Tuesday, June 19, 2012

GENERATOR MAN: In Iraq, a Paradox of Plenty (Aljazeera Witness)

"When I was a child I had dreams. I used to dream about being a director of a company or a factory...I used to dream about being an important. When I grew up....I stopped dreaming. Our circumstances, what happened to us....don't give us the chance to dream"- Hadi

According to Aljazeera: Nine years after the fall of Saddam Hussein, Iraq's national power grid struggles to provide more than six hours of electricity a day. But now a new type of entrepreneur has sprung up to fill this gap. We follow Hadi, a 'Generator Man' who owns two generators but finds that being on call for hundreds of people all desperate for power means that his life is no longer his own.

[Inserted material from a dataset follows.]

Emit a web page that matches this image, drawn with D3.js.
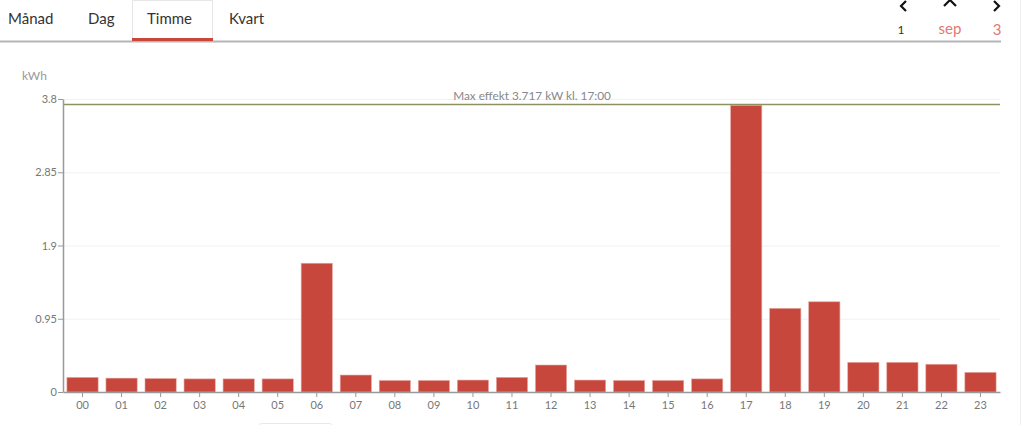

He wanders the backstreets of Baghdad to talk to some of his customers for whom power - or the lack of it - has become the most important factor in their day-to-day lives. Of the many ironies of post-conflict Iraq this is perhaps the starkest: how a country afloat on a sea of oil and in receipt of $5bn in US investment since 2003 cannot yet guarantee power for its people.

Watch this compelling video. 
With respect to the big picture- How do we escape this 'Oil Curse'; this 'Paradox of Plenty'? However, in the short term, how do we achieve real solutions to the Iraqi power situation? I wish I could proffer some solutions but I realize that I am Nigerian...; as they say, you can't give what you don't have...and power is at the top of that list in my home country.